This book is virtually impossible to find, and the pdf I found is missing editorial introductions and a final essay, but Fanon’s texts remain.
The underlying thread of Fanon’s psychiatry is the colonial inheritance of medical/psychiatric practice. In medics contexts what cannot be “diagnosed” does not exist. In the body of the colonized subject, this relationship is exacerbated. Fanon views madness as potentially social, something that comes not as a result of denying reality but attempting to face it. When met with ineffability, the social structure of capitalism cannot but deny its humanity. In his practice, Fanon advocated for the subjectivity of his patients. Likewise, he participated in efforts to collectivize the psychiatric hospitals, seeing profound results.
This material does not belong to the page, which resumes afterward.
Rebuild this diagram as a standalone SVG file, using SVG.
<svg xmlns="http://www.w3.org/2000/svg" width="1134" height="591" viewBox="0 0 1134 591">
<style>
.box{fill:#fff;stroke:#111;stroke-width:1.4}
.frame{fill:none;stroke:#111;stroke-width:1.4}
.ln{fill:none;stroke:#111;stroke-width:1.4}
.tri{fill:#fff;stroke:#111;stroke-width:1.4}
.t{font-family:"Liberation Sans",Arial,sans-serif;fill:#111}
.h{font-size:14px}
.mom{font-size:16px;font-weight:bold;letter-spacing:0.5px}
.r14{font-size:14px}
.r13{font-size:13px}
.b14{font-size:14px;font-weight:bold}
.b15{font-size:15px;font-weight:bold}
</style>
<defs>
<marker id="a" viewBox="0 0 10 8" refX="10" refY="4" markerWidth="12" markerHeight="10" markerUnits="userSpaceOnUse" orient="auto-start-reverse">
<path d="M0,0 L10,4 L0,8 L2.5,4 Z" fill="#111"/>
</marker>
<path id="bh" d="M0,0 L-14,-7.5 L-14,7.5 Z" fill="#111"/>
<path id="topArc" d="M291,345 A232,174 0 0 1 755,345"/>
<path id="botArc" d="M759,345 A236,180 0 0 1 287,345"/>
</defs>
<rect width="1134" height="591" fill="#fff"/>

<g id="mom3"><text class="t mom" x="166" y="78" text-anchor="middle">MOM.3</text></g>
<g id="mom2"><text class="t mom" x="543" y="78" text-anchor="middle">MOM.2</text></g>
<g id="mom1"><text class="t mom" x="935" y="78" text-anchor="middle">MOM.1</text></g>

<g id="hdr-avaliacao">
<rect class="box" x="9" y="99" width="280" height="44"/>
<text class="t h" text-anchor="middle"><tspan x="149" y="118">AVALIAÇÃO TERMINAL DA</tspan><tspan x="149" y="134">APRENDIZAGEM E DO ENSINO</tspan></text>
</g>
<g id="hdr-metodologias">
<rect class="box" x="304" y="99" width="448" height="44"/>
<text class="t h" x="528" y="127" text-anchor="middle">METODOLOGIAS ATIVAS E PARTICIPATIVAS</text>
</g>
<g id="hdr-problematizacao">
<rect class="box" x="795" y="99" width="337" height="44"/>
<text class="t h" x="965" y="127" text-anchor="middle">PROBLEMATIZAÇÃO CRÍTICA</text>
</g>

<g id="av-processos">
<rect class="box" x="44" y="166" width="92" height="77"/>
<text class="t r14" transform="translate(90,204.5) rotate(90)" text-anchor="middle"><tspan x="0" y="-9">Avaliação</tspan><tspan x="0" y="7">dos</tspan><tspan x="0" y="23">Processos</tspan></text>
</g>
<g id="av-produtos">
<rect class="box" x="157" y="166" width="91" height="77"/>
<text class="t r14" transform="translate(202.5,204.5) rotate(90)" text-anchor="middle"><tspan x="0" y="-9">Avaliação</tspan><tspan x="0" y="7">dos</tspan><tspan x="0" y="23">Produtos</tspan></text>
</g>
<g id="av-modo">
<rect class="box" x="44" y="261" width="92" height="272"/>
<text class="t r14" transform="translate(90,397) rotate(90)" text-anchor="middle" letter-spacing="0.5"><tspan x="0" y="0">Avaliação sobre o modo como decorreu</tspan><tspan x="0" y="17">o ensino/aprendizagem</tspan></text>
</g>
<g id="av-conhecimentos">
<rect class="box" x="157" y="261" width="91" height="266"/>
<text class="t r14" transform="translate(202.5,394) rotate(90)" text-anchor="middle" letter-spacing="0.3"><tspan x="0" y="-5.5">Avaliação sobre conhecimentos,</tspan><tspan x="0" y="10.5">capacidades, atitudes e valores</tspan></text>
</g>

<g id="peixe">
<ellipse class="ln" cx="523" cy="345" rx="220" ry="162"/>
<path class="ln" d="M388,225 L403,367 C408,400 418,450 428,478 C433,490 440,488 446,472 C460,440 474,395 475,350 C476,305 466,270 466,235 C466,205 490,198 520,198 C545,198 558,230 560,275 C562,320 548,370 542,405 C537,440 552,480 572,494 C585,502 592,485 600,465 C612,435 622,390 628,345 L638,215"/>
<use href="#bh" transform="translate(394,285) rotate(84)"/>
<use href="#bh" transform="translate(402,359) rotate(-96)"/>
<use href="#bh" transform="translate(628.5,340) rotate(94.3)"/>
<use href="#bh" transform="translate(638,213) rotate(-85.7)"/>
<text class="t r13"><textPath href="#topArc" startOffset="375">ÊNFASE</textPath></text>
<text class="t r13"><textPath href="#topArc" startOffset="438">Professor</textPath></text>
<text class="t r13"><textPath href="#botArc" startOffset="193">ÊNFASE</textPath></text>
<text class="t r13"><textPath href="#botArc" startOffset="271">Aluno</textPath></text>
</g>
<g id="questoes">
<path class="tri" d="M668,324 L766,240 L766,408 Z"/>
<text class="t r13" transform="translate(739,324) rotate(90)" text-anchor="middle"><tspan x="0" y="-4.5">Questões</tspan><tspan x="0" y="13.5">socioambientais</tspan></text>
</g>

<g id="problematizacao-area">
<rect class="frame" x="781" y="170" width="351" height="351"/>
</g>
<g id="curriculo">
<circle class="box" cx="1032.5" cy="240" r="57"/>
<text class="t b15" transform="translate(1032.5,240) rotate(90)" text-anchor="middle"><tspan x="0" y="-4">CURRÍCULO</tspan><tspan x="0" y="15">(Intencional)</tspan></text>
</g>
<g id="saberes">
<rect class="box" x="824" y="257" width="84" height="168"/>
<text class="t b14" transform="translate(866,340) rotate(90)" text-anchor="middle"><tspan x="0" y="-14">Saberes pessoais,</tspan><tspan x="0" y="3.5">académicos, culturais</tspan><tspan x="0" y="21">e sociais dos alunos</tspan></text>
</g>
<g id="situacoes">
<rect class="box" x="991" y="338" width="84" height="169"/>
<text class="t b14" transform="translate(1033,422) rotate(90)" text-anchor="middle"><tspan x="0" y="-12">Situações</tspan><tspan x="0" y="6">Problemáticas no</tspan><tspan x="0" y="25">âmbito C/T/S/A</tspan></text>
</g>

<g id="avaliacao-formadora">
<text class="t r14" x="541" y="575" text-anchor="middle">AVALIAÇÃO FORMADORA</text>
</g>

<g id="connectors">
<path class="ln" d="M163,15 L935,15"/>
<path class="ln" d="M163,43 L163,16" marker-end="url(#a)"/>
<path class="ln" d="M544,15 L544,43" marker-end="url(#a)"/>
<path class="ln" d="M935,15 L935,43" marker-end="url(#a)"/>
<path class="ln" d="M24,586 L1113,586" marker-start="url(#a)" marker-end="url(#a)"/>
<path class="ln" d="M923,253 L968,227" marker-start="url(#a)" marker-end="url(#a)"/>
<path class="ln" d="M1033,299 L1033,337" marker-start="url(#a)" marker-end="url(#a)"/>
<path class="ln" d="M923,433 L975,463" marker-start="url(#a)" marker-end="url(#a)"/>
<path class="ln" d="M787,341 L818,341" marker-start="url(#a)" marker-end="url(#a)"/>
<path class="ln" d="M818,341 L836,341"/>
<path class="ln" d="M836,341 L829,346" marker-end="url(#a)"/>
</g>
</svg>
The text ends with an essay on the colonial subject, and the experience of colonialism as a psychiatric detriment to the person - in particular the relationship between labor, surveillance, and psychiatric internalization of the settler gaze.
A profound work, but perhaps the most profound is Fanon’s reflections of the communal transformation of the psychiatric hospital. He writes:
“Christmas, with its deeply embedded traditions, provided us with an opportunity… Religious hymns, choirs, carols… hands trembling with emotion. When we proposed the patients organize regular festivities… we hardly encountered any opposition. We attend merely as spectators. When the paranoid patient responsible for the musics number kept watch on the catatonic patient out of the corner of her eye to make sure she wasn’t losing the thread, pinching her when necessary to get her moving again.”